A member of our church is personal friends with a gentleman named Alex in Ukraine with whom he’s come to know after having visited Ukraine on numerous mission trips. Over the past two weeks this friend has been forwarded video reports from Alex showing what life is truly like during this Russian invasion. In the prepping world, we think of scenarios and theories, but fortunately have never had to put them into place. But seeing these unedited reports brings it home. Here we have a modern country that is very western in look and feel, yet millions are now refugees. If it is happening there, why not here? Would you be ready?
In today’s message, Alex shares a video in which he traveled five hours into the forest to locate a spring from which to draw water because the water plant in their town is under threat and access to nearby springs was denied. During the report he mentions that his father always hid bottles of vodka throughout his house. Alex never understood why until now. Click here for a link to the video. Here is an excerpt from his message:
“I was always surprised that my dad, Franz, was buying vodka and was hiding all around his apartments. When he passed away, my brother took almost 60 bottles of Vodka of different kinds. Franz was telling me that Vodka is the most liquid currency.

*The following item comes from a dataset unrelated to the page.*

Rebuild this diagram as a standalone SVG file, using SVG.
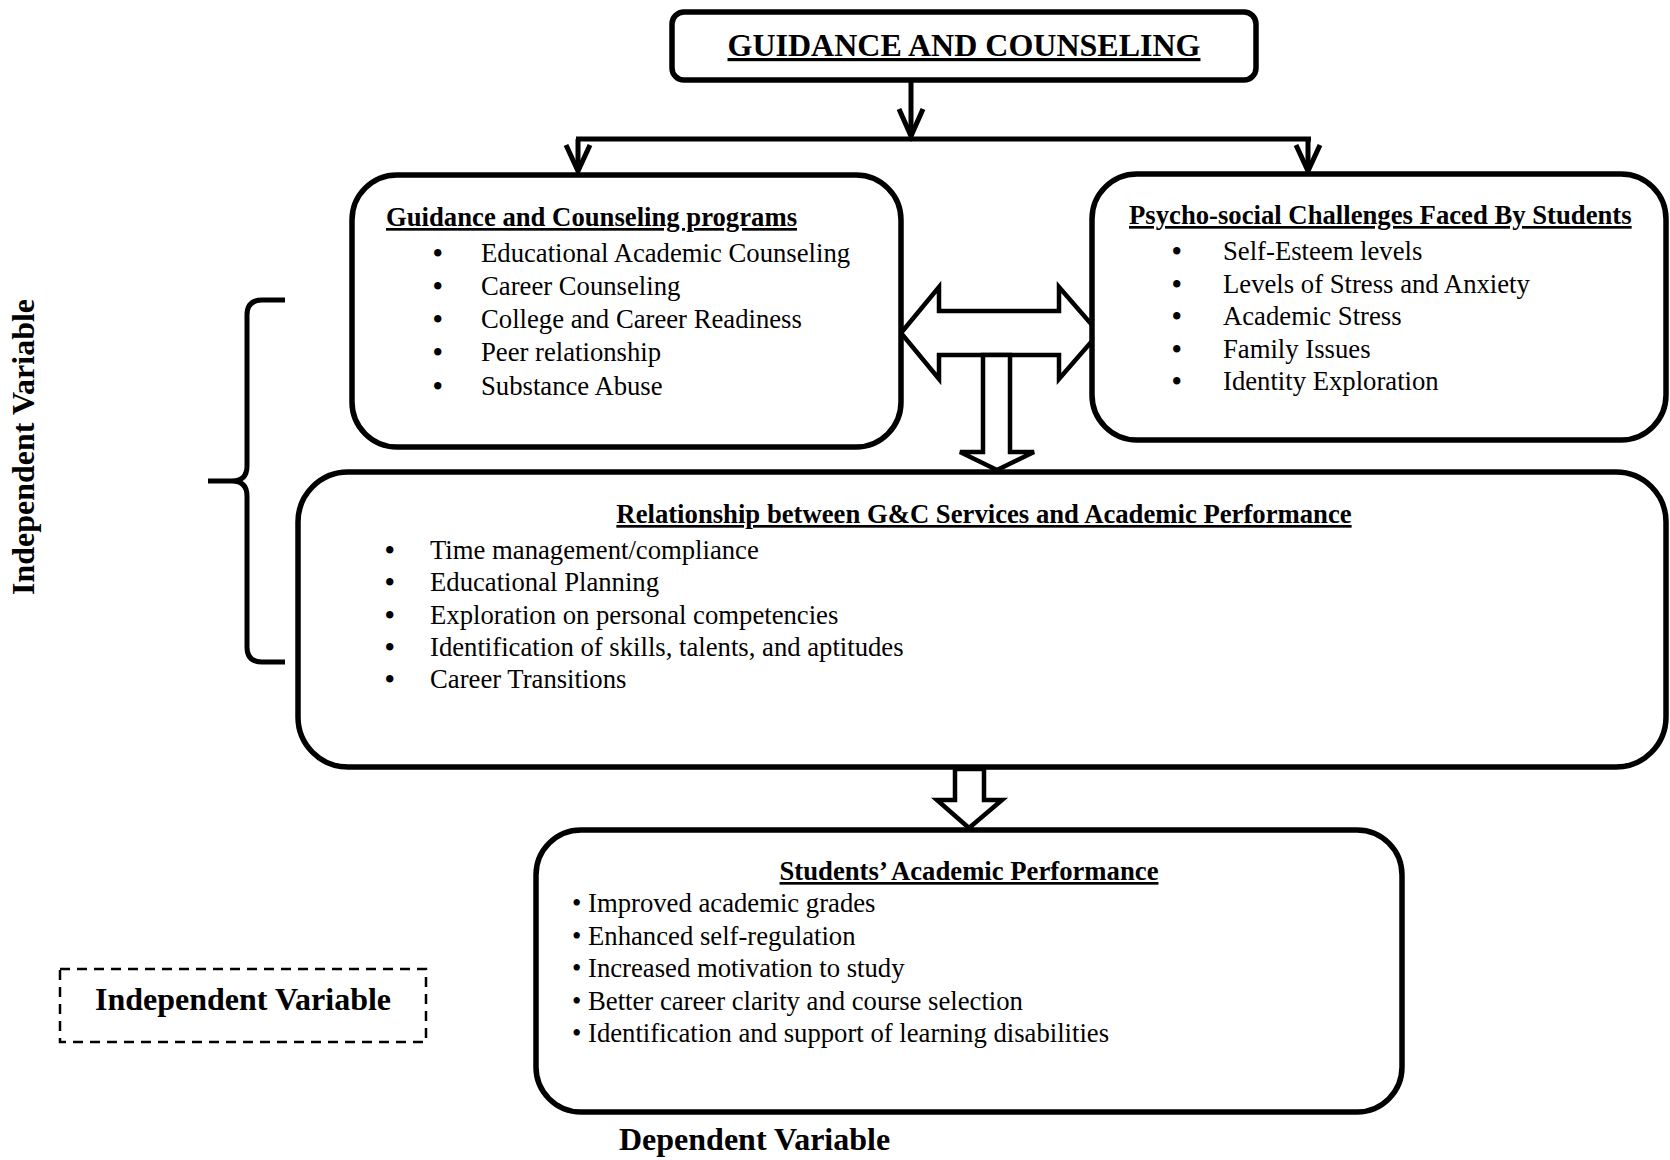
<svg xmlns="http://www.w3.org/2000/svg" width="1670" height="1160" viewBox="0 0 1670 1160">
<defs>
<style>
.box{fill:#fff;stroke:#000;stroke-width:5.5}
.ln{fill:none;stroke:#000;stroke-width:5}
.hol{fill:#fff;stroke:#000;stroke-width:4.5;stroke-linejoin:miter}
.t{font-family:"Liberation Serif","Times New Roman",serif;fill:#000}
.b{font-weight:bold}
.h{font-weight:bold;text-decoration:underline}
.body{font-size:26.7px}
.bul{font-size:27px;font-weight:bold}
</style>
</defs>
<rect width="1670" height="1160" fill="#fff"/>

<g id="connectors">
<line class="ln" x1="911" y1="81" x2="911" y2="136"/>
<polyline class="ln" points="899,109 911,136 923,109"/>
<line class="ln" x1="576" y1="139" x2="1311" y2="139"/>
<line class="ln" x1="578" y1="139" x2="578" y2="170"/>
<polyline class="ln" points="566,145 578,171 590,145"/>
<line class="ln" x1="1308" y1="139" x2="1308" y2="170"/>
<polyline class="ln" points="1296,145 1308,171 1320,145"/>
<polygon class="hol" points="901,333 939,287 939,311 1059,311 1059,287 1099,333 1059,379 1059,355 939,355 939,379"/>
<polygon class="hol" points="983,355 1010,355 1010,452 1034,452 997,470 960,452 983,452"/>
<polygon class="hol" points="955,769 984,769 984,800 1002,800 969,828 937,800 955,800"/>
<path class="ln" d="M285,300 H262 Q247,300 247,315 V466 Q247,481 232,481 H208 M232,481 Q247,481 247,496 V647 Q247,662 262,662 H285"/>
</g>

<g id="node-top">
<rect class="box" x="672" y="12" width="584" height="68" rx="12"/>
<text class="t h" x="964" y="56" font-size="32" text-anchor="middle">GUIDANCE AND COUNSELING</text>
</g>

<g id="node-programs">
<rect class="box" x="352" y="175" width="549" height="272" rx="45"/>
<text class="t h body" x="386" y="226">Guidance and Counseling programs</text>
<g class="t body">
<text class="bul" x="433" y="262">•</text><text x="481" y="262">Educational Academic Counseling</text>
<text class="bul" x="433" y="295">•</text><text x="481" y="295">Career Counseling</text>
<text class="bul" x="433" y="328">•</text><text x="481" y="328">College and Career Readiness</text>
<text class="bul" x="433" y="361">•</text><text x="481" y="361">Peer relationship</text>
<text class="bul" x="433" y="395">•</text><text x="481" y="395">Substance Abuse</text>
</g>
</g>

<g id="node-psychosocial">
<rect class="box" x="1092" y="174" width="574" height="266" rx="45"/>
<text class="t h body" x="1129" y="224">Psycho-social Challenges Faced By Students</text>
<g class="t body">
<text class="bul" x="1172" y="260">•</text><text x="1223" y="260">Self-Esteem levels</text>
<text class="bul" x="1172" y="293">•</text><text x="1223" y="293"> Levels of Stress and Anxiety</text>
<text class="bul" x="1172" y="325">•</text><text x="1223" y="325">Academic Stress</text>
<text class="bul" x="1172" y="358">•</text><text x="1223" y="358">Family Issues</text>
<text class="bul" x="1172" y="390">•</text><text x="1223" y="390">Identity Exploration</text>
</g>
</g>

<g id="node-relationship">
<rect class="box" x="298" y="472" width="1368" height="295" rx="50"/>
<text class="t h body" x="984" y="523" text-anchor="middle">Relationship between G&amp;C Services and Academic Performance</text>
<g class="t body">
<text class="bul" x="385" y="559">•</text><text x="430" y="559">Time management/compliance</text>
<text class="bul" x="385" y="591">•</text><text x="430" y="591">Educational Planning</text>
<text class="bul" x="385" y="624">•</text><text x="430" y="624">Exploration on personal competencies</text>
<text class="bul" x="385" y="656">•</text><text x="430" y="656">Identification of skills, talents, and aptitudes</text>
<text class="bul" x="385" y="688">•</text><text x="430" y="688">Career Transitions</text>
</g>
</g>

<g id="node-performance">
<rect class="box" x="536" y="830" width="866" height="282" rx="45"/>
<text class="t h body" x="969" y="880" text-anchor="middle">Students’ Academic Performance</text>
<g class="t body">
<text x="572" y="912">• Improved academic grades</text>
<text x="572" y="945">• Enhanced self-regulation</text>
<text x="572" y="977">• Increased motivation to study</text>
<text x="572" y="1010">• Better career clarity and course selection</text>
<text x="572" y="1042">• Identification and support of learning disabilities</text>
</g>
</g>

<g id="label-independent-vertical">
<text class="t b" font-size="32" text-anchor="middle" transform="translate(34,447) rotate(-90)">Independent Variable</text>
</g>

<g id="legend-independent">
<rect x="60" y="969" width="366" height="73" fill="none" stroke="#000" stroke-width="2.5" stroke-dasharray="10,7"/>
<text class="t b" font-size="32" x="243" y="1010" text-anchor="middle">Independent Variable</text>
</g>

<g id="label-dependent">
<text class="t b" font-size="32" x="619" y="1150">Dependent Variable</text>
</g>
</svg>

Now, when Vodka and any alcohol is prohibited, I start to understand the meaning of this currency. I’m sure with a bottle of Vodka you can do more than with money. Just think what has more meaning for a Russian/or Ukrainian soldier in the checkpoint after 12 hours in the open air, a gift of 100 USD, or a bottle of Vodka.” – Alex in Ukraine
What he testifies to is what preppers have preached for years; that in times of war/collapse/civil unrest, alcohol becomes a popular currency. I don’t drink alcohol, but if the economy collapses one should think of alternative forms of “currency”. At the top of the list are two vices: alcohol and cigarettes. Throughout history during times of war, these two commodities have been highly desirable and used for trade. Most anything could be used for trade and barter, but these two (and bullets) always rise to the top. Not that we have a liquor store in the basement, but we have various things that could be used if the dollar becomes as worthless as the Russian rubble is today. Would you be ready if the dollar collapsed as well? Don’t think it can’t happen here.